La regularidad y la rutina son de la mayor importancia en la primera niñez, y especialmente en el primer año de la vida. Por lo que se refiere al sueño, a la comida y a la evacuación, deben formarse hábitos regulares desde el principio. Además, la familiaridad con su ambiente es muy importante en lo mental. Enseña agradecimiento, evita el exceso de esfuerzo y produce una sensación de seguridad. A veces he pensado que la creencia en la uniformidad de la naturaleza, que se dice es un postulado de la ciencia, se deriva por completo del deseo de seguridad. Podemos luchar con algo esperado, pero si las leyes de la naturaleza cambiasen súbitamente, pereceríamos. El niño, a causa de su debilidad, necesita seguridad, y será mucho más feliz si todo lo que ocurre parece acordado a leyes invariables que si tiene que ser vaticinado. En la niñez más avanzada se desarrolla el afán de la aventura, pero en el primer año de la vida, todo lo que no es usual tiende a ser alarmante. Si es posible evitarlo no debe permitirse que el niño sienta miedo. Si está enfermo y nos preocupa, debemos ocultar nuestra preocupación cuidadosamente, pues de lo contrario pasará por sugestión al niño. Debemos evitar todo lo que le produzca excitación. Y no se le haga creer en su importancia diciéndole que nos preocupa el que no duerma o coma o vaya al evacuatorio. Esto no sólo puede aplicarse al primer año de la vida, sino a años subsiguientes. No permitamos que el niño crea que una acción normal y necesaria como el comer, que debiera ser una satisfacción, es algo que deseamos y que quisiéramos se hiciese para darnos gusto. Si esto se hace, el niño nota pronto que ha adquirido una nueva fuente de poder y aguarda a que se le obligue a acciones que él desea realizar espontáneamente. No creamos que el niño no tiene inteligencia para conducirse así. Su poder es escaso y su inteligencia limitada, pero tiene tanta inteligencia como una persona mayor, donde no operan tales limitaciones. Aprende más en los primeros doce meses de lo que aprenderá nunca en igual espacio de tiempo, y ello sería imposible si no tuviera una inteligencia muy activa.

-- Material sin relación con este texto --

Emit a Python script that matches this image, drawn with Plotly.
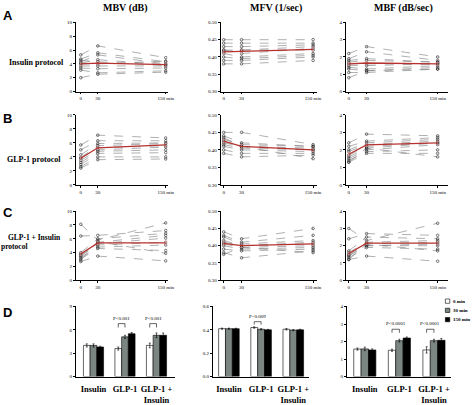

En resumen: tratemos, aun a los niños más pequeños, como a personas que han de ocupar un puesto en el mundo. No sacrifiquemos su futuro a nuestra conveniencia actual o a nuestro placer en sacar mucho partido de él: lo uno es tan perjudicial como lo otro. En esto, como en todo, es necesario unir el amor al conocimiento para seguir el buen camino.